I’ve written up the shawl in a total of ten sizes. Yes, ten of them. There are five different lengths, and I’ve done the math to give yardage for two different heights for each size. The largest size uses up the entire hank of yarn.
The pattern is with my tech editor, and she promises its return soon. I have pictures. The layout has been finalized. It’s basically all done. I just don’t have a clue what to call it. I’ve wracked my brain for the last couple of months, and I get nothing. Nothing!

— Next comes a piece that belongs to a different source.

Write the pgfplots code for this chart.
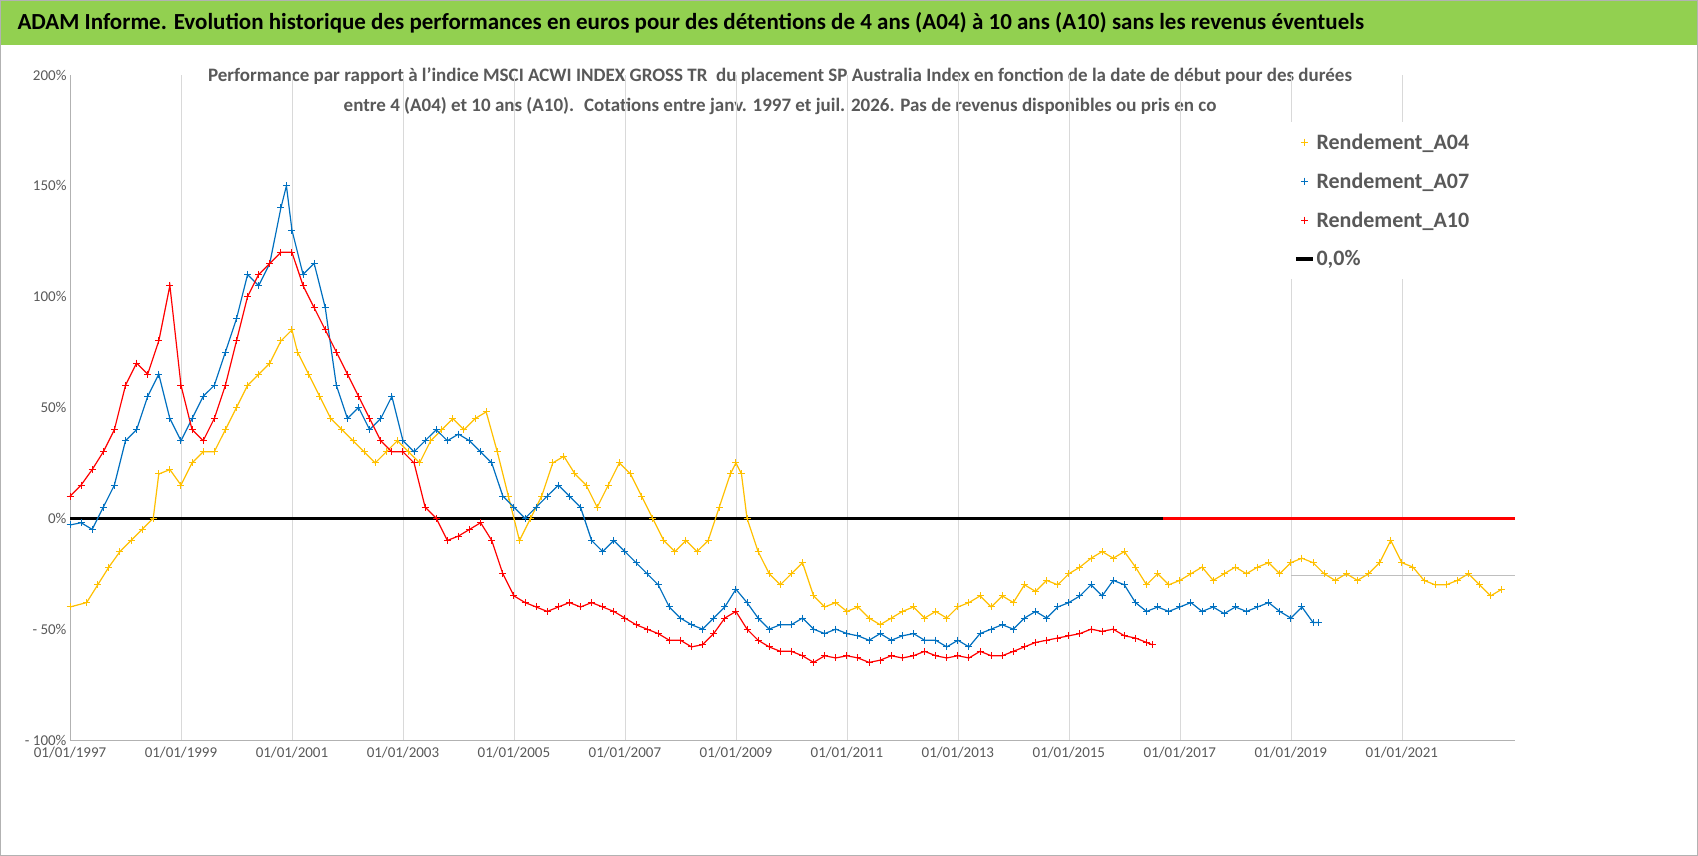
\documentclass[border=0pt]{standalone}
\usepackage{pgfplots}
\pgfplotsset{compat=1.18}
\usepackage{fontspec}
\setmainfont{Carlito}
\definecolor{cA}{HTML}{FFC000}
\definecolor{cB}{HTML}{0070C0}
\definecolor{cC}{HTML}{FF0000}
\definecolor{tg}{HTML}{595959}
\begin{document}
\begin{tikzpicture}[x=1pt,y=1pt]
\useasboundingbox (0,0) rectangle (1698,856);
\fill[white] (0,0) rectangle (1698,856);
\fill[fill={rgb,255:red,146;green,208;blue,80}] (0,811) rectangle (1698,856);
\draw[gray!60, line width=1pt] (0.5,0.5) rectangle (1697.5,855.5);
\node[anchor=west, font=\fontsize{23}{26}\selectfont\bfseries] at (14,833) {ADAM Informe. Evolution historique des performances en euros pour des détentions de 4 ans (A04) à 10 ans (A10) sans les revenus éventuels};
\node[align=center, text=tg, font=\fontsize{19}{30}\selectfont\bfseries] at (780,765) {Performance par rapport à l'indice MSCI ACWI INDEX GROSS TR \ du placement SP Australia Index en fonction de la date de début pour des durées\\entre 4 (A04) et 10 ans (A10). \ Cotations entre janv. 1997 et juil. 2026. Pas de revenus disponibles ou pris en co};
\begin{axis}[at={(70pt,116pt)}, anchor=south west, scale only axis,
 width=1445pt, height=665pt, xmin=1997, xmax=2023.04, ymin=-100, ymax=200,
 axis lines*=left, axis line style={gray!60},
 xtick={1997,1999,2001,2003,2005,2007,2009,2011,2013,2015,2017,2019,2021},
 xticklabels={01/01/1997,01/01/1999,01/01/2001,01/01/2003,01/01/2005,01/01/2007,01/01/2009,01/01/2011,01/01/2013,01/01/2015,01/01/2017,01/01/2019,01/01/2021},
 ytick={-100,-50,0,50,100,150,200},
 yticklabels={- 100\%,- 50\%,0\%,50\%,100\%,150\%,200\%},
 xmajorgrids, major grid style={gray!30},
 tick style={draw=none},
 ticklabel style={font=\fontsize{15}{17}\selectfont, text=tg},
 xticklabel style={yshift=-4pt},
 legend style={at={(0.84,0.93)}, anchor=north west, draw=none, fill=white,
   font=\fontsize{22}{26}\selectfont\bfseries, text=tg, row sep=18pt, inner sep=10pt},
 legend cell align=left, clip=false]
\addlegendimage{cA, only marks, mark=+, mark size=3.5pt, line width=1pt}
\addlegendentry{Rendement\_A04}
\addlegendimage{cB, only marks, mark=+, mark size=3.5pt, line width=1pt}
\addlegendentry{Rendement\_A07}
\addlegendimage{cC, only marks, mark=+, mark size=3.5pt, line width=1pt}
\addlegendentry{Rendement\_A10}
\addlegendimage{black, line width=3.5pt}
\addlegendentry{0,0\%}
\addplot[cC, line width=3pt, forget plot] coordinates {(2016.7,0)(2023.04,0)};
\addplot[black, line width=3pt, forget plot] coordinates {(1997,0)(2016.7,0)};
\draw[gray!50, line width=1pt] (axis cs:2019,-25.7) -- (axis cs:2023.04,-25.7);
\addplot[cA, line width=1.2pt, mark=+, mark size=3.5pt, mark options={line width=1pt}, forget plot] coordinates {
(1997.0,-40)(1997.3,-38)(1997.5,-30)(1997.7,-22)(1997.9,-15)(1998.1,-10)(1998.3,-5)(1998.5,0)(1998.6,20)(1998.8,22)(1999.0,15)(1999.2,25)(1999.4,30)(1999.6,30)(1999.8,40)(2000.0,50)(2000.2,60)(2000.4,65)(2000.6,70)(2000.8,80)(2001.0,85)(2001.1,75)(2001.3,65)(2001.5,55)(2001.7,45)(2001.9,40)(2002.1,35)(2002.3,30)(2002.5,25)(2002.7,30)(2002.9,35)(2003.1,30)(2003.3,25)(2003.5,35)(2003.7,40)(2003.9,45)(2004.1,40)(2004.3,45)(2004.5,48)(2004.7,30)(2004.9,10)(2005.1,-10)(2005.3,0)(2005.5,10)(2005.7,25)(2005.9,28)(2006.1,20)(2006.3,15)(2006.5,5)(2006.7,15)(2006.9,25)(2007.1,20)(2007.3,10)(2007.5,0)(2007.7,-10)(2007.9,-15)(2008.1,-10)(2008.3,-15)(2008.5,-10)(2008.7,5)(2008.9,20)(2009.0,25)(2009.1,20)(2009.2,0)(2009.4,-15)(2009.6,-25)(2009.8,-30)(2010.0,-25)(2010.2,-20)(2010.4,-35)(2010.6,-40)(2010.8,-38)(2011.0,-42)(2011.2,-40)(2011.4,-45)(2011.6,-48)(2011.8,-45)(2012.0,-42)(2012.2,-40)(2012.4,-45)(2012.6,-42)(2012.8,-45)(2013.0,-40)(2013.2,-38)(2013.4,-35)(2013.6,-40)(2013.8,-35)(2014.0,-38)(2014.2,-30)(2014.4,-33)(2014.6,-28)(2014.8,-30)(2015.0,-25)(2015.2,-22)(2015.4,-18)(2015.6,-15)(2015.8,-18)(2016.0,-15)(2016.2,-22)(2016.4,-30)(2016.6,-25)(2016.8,-30)(2017.0,-28)(2017.2,-25)(2017.4,-22)(2017.6,-28)(2017.8,-25)(2018.0,-22)(2018.2,-25)(2018.4,-22)(2018.6,-20)(2018.8,-25)(2019.0,-20)(2019.2,-18)(2019.4,-20)(2019.6,-25)(2019.8,-28)(2020.0,-25)(2020.2,-28)(2020.4,-25)(2020.6,-20)(2020.8,-10)(2021.0,-20)(2021.2,-22)(2021.4,-28)(2021.6,-30)(2021.8,-30)(2022.0,-28)(2022.2,-25)(2022.4,-30)(2022.6,-35)(2022.8,-32)};
\addplot[cB, line width=1.2pt, mark=+, mark size=3.5pt, mark options={line width=1pt}, forget plot] coordinates {
(1997.0,-3)(1997.2,-2)(1997.4,-5)(1997.6,5)(1997.8,15)(1998.0,35)(1998.2,40)(1998.4,55)(1998.6,65)(1998.8,45)(1999.0,35)(1999.2,45)(1999.4,55)(1999.6,60)(1999.8,75)(2000.0,90)(2000.2,110)(2000.4,105)(2000.6,115)(2000.8,140)(2000.9,150)(2001.0,130)(2001.2,110)(2001.4,115)(2001.6,95)(2001.8,60)(2002.0,45)(2002.2,50)(2002.4,40)(2002.6,45)(2002.8,55)(2003.0,35)(2003.2,30)(2003.4,35)(2003.6,40)(2003.8,35)(2004.0,38)(2004.2,35)(2004.4,30)(2004.6,25)(2004.8,10)(2005.0,5)(2005.2,0)(2005.4,5)(2005.6,10)(2005.8,15)(2006.0,10)(2006.2,5)(2006.4,-10)(2006.6,-15)(2006.8,-10)(2007.0,-15)(2007.2,-20)(2007.4,-25)(2007.6,-30)(2007.8,-40)(2008.0,-45)(2008.2,-48)(2008.4,-50)(2008.6,-45)(2008.8,-40)(2009.0,-32)(2009.2,-38)(2009.4,-45)(2009.6,-50)(2009.8,-48)(2010.0,-48)(2010.2,-45)(2010.4,-50)(2010.6,-52)(2010.8,-50)(2011.0,-52)(2011.2,-53)(2011.4,-55)(2011.6,-52)(2011.8,-55)(2012.0,-53)(2012.2,-52)(2012.4,-55)(2012.6,-55)(2012.8,-58)(2013.0,-55)(2013.2,-58)(2013.4,-52)(2013.6,-50)(2013.8,-48)(2014.0,-50)(2014.2,-45)(2014.4,-42)(2014.6,-45)(2014.8,-40)(2015.0,-38)(2015.2,-35)(2015.4,-30)(2015.6,-35)(2015.8,-28)(2016.0,-30)(2016.2,-38)(2016.4,-42)(2016.6,-40)(2016.8,-42)(2017.0,-40)(2017.2,-38)(2017.4,-42)(2017.6,-40)(2017.8,-43)(2018.0,-40)(2018.2,-42)(2018.4,-40)(2018.6,-38)(2018.8,-42)(2019.0,-45)(2019.2,-40)(2019.4,-47)(2019.5,-47)};
\addplot[cC, line width=1.2pt, mark=+, mark size=3.5pt, mark options={line width=1pt}, forget plot] coordinates {
(1997.0,10)(1997.2,15)(1997.4,22)(1997.6,30)(1997.8,40)(1998.0,60)(1998.2,70)(1998.4,65)(1998.6,80)(1998.8,105)(1999.0,60)(1999.2,40)(1999.4,35)(1999.6,45)(1999.8,60)(2000.0,80)(2000.2,100)(2000.4,110)(2000.6,115)(2000.8,120)(2001.0,120)(2001.2,105)(2001.4,95)(2001.6,85)(2001.8,75)(2002.0,65)(2002.2,55)(2002.4,45)(2002.6,35)(2002.8,30)(2003.0,30)(2003.2,25)(2003.4,5)(2003.6,0)(2003.8,-10)(2004.0,-8)(2004.2,-5)(2004.4,-2)(2004.6,-10)(2004.8,-25)(2005.0,-35)(2005.2,-38)(2005.4,-40)(2005.6,-42)(2005.8,-40)(2006.0,-38)(2006.2,-40)(2006.4,-38)(2006.6,-40)(2006.8,-42)(2007.0,-45)(2007.2,-48)(2007.4,-50)(2007.6,-52)(2007.8,-55)(2008.0,-55)(2008.2,-58)(2008.4,-57)(2008.6,-52)(2008.8,-45)(2009.0,-42)(2009.2,-50)(2009.4,-55)(2009.6,-58)(2009.8,-60)(2010.0,-60)(2010.2,-62)(2010.4,-65)(2010.6,-62)(2010.8,-63)(2011.0,-62)(2011.2,-63)(2011.4,-65)(2011.6,-64)(2011.8,-62)(2012.0,-63)(2012.2,-62)(2012.4,-60)(2012.6,-62)(2012.8,-63)(2013.0,-62)(2013.2,-63)(2013.4,-60)(2013.6,-62)(2013.8,-62)(2014.0,-60)(2014.2,-58)(2014.4,-56)(2014.6,-55)(2014.8,-54)(2015.0,-53)(2015.2,-52)(2015.4,-50)(2015.6,-51)(2015.8,-50)(2016.0,-53)(2016.2,-54)(2016.4,-56)(2016.5,-57)};
\end{axis}
\end{tikzpicture}
\end{document}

This is where you come in. Reply to this blog post with your idea for a name for my pattern. This next part is very important: in addition to the name, I want to know why you thought of it, why this design made you think of the name you are suggesting, what inspired you. Here’s another little bit: your name and reason must be left as a comment to this blog post by the time I get up in the morning on August 11, 2014. I live in the Pacific time zone, so that should give most of you the entire weekend, plus Monday morning, or so, maybe, I do sometimes get up at 5 am, so to be certain get your idea(s) posted as a comment to this blog post sooner rather than later. Ideas left on Ravelry, Facebook, Twitter, or anywhere else will not be eligible to win. To recap: winning entries will…
- Reply to this blog post
- Include a name suggestion
- Include a reason for the name suggestion
- Be posted before I get up in the morning on August 11, 2014
What do you get out of this? Well, the winning entry gets a free pdf of the pattern. If you’re on Ravelry, I’ll drop it into your Ravelry library. If not, then I’ll email a copy of it to you. Make sure your email address is correct when you make your suggestion. If I love your idea, and can’t get hold of you, you won’t get your free pattern.
The Naming of Cats is a difficult matter,
It isn’t just one of your holiday games;
At first you may think I’m as mad as a hatter
When I tell you a cat must have three different names.